同志群体对于他们与生俱来的“隐形的翅膀”有着各自不同的认知和态度。他们有的终其一生都不能正视甚至意识到它的存在,例如《同妻翠玉荷》中“用半生光阴换一个常识”的同妻与身为同志却欺骗了妻子一辈子的丈夫,当他在古稀之年终于被妻子拆穿谎言时,依旧终日呆坐在那里,无法正视自己的身份。造成这个家庭的悲剧究竟是谁之过?是这个歧视同志的社会吗?的确社会的压力是不可或缺的因素,但难道这个身为同志的丈夫就全然是受害者而无半点过错吗?他若能正视自己、接纳自己的身份,不欺骗妻子而选择过自己想要的生活,哪怕是孑然一身也好过如今的心境悲凉吧,因此他的悲剧也是他自己一手造成的;同样的,还有能够看到自己的“翅膀”却不愿争取自由“展翅飞翔”,而甘愿将它束缚的同志,如《寄往天堂的黄百合》中的小雨,他清醒地认识到自己同志的身份,却在面对束缚时顾虑重重,采取消极的态度任由事态发展,最终以死亡来终结内心的痛苦,因此小雨的悲剧一定程度上是他消极处事、甘愿束缚自己的结果。

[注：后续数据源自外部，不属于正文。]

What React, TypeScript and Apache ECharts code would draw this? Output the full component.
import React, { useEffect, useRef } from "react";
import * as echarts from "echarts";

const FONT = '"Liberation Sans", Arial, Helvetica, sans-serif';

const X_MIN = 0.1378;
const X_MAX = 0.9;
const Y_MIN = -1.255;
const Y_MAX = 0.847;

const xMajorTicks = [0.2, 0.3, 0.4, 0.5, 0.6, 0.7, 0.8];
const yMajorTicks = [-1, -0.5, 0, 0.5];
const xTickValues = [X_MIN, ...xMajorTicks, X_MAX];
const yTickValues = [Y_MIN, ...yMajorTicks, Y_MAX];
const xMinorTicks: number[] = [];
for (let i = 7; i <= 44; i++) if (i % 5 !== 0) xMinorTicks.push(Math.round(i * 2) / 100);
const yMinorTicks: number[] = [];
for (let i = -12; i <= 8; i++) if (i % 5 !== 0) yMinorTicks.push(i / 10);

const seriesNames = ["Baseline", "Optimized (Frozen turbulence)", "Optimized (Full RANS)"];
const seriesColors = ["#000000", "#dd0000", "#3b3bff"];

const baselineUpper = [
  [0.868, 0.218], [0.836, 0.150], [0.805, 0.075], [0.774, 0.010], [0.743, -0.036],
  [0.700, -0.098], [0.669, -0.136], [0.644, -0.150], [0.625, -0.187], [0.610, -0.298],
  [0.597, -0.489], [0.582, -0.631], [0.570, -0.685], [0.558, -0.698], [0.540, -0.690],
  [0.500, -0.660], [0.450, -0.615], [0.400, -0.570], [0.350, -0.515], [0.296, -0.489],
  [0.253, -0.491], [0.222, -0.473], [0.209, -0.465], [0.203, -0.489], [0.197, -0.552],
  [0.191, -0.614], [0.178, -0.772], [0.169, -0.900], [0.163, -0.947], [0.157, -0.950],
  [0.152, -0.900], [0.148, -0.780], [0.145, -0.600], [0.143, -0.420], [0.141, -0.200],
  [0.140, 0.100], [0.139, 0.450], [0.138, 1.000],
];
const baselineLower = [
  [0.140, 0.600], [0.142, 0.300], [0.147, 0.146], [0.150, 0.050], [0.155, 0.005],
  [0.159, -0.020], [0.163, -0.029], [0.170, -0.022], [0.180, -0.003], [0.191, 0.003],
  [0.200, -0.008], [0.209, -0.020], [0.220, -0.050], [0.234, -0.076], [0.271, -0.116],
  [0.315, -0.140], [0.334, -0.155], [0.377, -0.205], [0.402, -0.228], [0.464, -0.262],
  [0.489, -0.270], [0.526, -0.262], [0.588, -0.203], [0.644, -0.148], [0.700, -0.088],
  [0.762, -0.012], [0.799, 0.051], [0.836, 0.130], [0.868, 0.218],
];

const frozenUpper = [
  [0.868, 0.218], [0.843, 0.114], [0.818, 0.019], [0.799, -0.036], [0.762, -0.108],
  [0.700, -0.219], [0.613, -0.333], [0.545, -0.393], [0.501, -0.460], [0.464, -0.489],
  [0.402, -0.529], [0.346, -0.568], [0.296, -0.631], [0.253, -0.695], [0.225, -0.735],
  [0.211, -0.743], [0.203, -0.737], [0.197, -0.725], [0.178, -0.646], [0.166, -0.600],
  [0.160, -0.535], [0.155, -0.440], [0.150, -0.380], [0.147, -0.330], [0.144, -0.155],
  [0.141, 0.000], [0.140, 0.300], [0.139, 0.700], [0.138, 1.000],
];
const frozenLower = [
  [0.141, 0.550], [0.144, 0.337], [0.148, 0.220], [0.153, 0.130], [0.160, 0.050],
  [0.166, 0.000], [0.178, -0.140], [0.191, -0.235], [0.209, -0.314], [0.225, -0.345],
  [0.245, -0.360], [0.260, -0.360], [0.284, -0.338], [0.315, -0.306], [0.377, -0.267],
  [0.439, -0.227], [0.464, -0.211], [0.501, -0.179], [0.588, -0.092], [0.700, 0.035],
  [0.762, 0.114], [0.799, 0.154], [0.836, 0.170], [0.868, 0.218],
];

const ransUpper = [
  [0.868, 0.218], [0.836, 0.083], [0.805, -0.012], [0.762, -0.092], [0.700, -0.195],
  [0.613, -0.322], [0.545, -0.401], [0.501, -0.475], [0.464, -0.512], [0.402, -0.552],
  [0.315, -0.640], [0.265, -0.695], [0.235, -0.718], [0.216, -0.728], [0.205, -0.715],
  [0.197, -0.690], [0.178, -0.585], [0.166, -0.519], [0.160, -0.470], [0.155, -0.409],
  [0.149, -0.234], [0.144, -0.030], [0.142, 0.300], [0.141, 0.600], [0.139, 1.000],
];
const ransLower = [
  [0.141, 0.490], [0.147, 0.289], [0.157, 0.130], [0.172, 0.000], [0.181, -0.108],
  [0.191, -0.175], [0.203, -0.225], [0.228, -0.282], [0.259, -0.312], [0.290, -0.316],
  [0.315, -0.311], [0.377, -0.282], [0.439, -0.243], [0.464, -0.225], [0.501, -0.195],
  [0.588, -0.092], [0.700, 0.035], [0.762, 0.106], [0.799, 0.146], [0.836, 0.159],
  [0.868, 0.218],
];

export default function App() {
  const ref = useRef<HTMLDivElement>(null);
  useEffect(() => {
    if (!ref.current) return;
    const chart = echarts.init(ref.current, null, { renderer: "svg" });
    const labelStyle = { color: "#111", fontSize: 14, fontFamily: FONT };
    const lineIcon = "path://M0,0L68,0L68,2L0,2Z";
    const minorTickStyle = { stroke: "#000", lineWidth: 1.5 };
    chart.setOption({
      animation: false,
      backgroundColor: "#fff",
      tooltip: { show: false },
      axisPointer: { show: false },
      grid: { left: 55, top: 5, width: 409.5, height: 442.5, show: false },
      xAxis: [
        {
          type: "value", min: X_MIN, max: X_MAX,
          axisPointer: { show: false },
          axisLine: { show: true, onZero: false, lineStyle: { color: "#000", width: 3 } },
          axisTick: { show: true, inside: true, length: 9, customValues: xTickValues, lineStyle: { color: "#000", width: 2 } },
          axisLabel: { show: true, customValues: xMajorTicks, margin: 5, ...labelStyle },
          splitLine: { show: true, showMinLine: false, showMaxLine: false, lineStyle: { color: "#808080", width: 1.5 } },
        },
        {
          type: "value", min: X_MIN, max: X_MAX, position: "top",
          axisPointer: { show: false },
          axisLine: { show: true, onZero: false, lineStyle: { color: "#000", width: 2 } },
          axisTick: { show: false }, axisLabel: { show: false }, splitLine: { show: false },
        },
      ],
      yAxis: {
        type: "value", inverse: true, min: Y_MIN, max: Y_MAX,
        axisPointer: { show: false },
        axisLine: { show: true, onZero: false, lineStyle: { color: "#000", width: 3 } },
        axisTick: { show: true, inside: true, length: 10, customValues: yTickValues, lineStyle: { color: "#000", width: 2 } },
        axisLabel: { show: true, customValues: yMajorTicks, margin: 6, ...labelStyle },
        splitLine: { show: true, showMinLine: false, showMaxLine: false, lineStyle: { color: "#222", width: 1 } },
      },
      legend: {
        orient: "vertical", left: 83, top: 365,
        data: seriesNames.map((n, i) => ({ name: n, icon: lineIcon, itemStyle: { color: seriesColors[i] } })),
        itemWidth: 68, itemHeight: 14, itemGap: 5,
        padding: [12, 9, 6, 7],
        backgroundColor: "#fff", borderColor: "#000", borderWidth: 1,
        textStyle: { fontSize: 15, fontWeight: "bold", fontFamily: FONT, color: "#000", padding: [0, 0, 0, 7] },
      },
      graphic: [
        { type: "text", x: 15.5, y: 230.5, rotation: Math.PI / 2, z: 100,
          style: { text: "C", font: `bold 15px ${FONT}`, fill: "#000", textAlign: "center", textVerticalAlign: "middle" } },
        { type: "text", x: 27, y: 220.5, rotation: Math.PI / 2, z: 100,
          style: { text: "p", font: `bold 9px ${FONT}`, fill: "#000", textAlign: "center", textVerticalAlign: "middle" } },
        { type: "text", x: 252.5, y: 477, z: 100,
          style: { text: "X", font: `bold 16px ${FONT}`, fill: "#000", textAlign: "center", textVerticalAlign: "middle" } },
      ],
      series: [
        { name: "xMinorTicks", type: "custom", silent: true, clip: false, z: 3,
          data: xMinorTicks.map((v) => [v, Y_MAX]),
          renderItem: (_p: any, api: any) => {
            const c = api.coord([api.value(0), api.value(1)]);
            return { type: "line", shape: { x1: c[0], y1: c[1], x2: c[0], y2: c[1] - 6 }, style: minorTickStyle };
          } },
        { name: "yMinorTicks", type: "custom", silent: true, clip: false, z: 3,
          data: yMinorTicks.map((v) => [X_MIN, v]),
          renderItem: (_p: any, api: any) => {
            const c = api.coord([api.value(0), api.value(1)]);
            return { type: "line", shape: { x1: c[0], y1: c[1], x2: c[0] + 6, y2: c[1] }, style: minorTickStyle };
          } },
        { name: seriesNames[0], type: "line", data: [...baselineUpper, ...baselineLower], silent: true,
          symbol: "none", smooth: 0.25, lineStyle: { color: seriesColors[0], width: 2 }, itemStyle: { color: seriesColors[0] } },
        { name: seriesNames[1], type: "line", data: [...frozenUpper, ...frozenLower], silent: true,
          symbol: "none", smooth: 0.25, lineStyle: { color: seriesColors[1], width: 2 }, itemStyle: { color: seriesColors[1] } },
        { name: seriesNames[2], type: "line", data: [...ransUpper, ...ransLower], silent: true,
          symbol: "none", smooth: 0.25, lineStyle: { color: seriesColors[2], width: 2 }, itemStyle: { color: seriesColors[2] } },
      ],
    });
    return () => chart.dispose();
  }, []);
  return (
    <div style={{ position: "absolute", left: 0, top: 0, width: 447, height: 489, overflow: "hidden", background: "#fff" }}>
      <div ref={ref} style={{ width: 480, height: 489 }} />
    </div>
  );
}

而相较之下,有的同志不仅能正视自己的“翅膀”,还能以积极主动的姿态争取幸福,“飞翔”到自己梦想的地方,如《三男一宅》中记载的同志家庭温馨快乐的日常,他们听从内心的呼唤,不惧世俗的眼光,活出了许多同志乃至普通大众都向往的生活。
因此我认为,LGBT 实际上是比普通大众更为幸运的一群人。因为这个社会是以异性恋群体为中心构建的,这就意味着异性恋群体在享受社会制度与文化支持的同时,也难以摆脱其规则对他们的约束,例如他们若想摆脱结婚生子的束缚或许比同志更为不易,因为社会默认他们是“正常的”,就必须按照其规则行事;而同志由于与生俱来的性倾向,使得他们更少地受到异性恋社会规则的束缚,因此只要他们能正视自己的身份,不惧世俗的压力,完成自我认同,就可以释放出生命的潜能,追求自己梦想的生活。正如吴妈妈的儿子郑远涛在《记得》中所写的:“人生万径到头空,何妨尽兴客途中,潇洒前行吧!生命的奋斗不一定要你追我赶,大都市不适合每一个人,甚至婚姻的束缚、财产的累赘,也并不适合每一个人。”在这个性别多元的社会中,每个群体的个人选择、人生轨迹都不尽相同,愿社会大众都能拥有性别多元平等的意识,对 LGBT 群体能够有更多的认识、包容和尊重;愿所有 LGBT 人士都能正视并接纳自己“隐形的翅膀”,朝着自己内在的需求与渴望“展翅飞翔”,潇洒前行,不枉此生!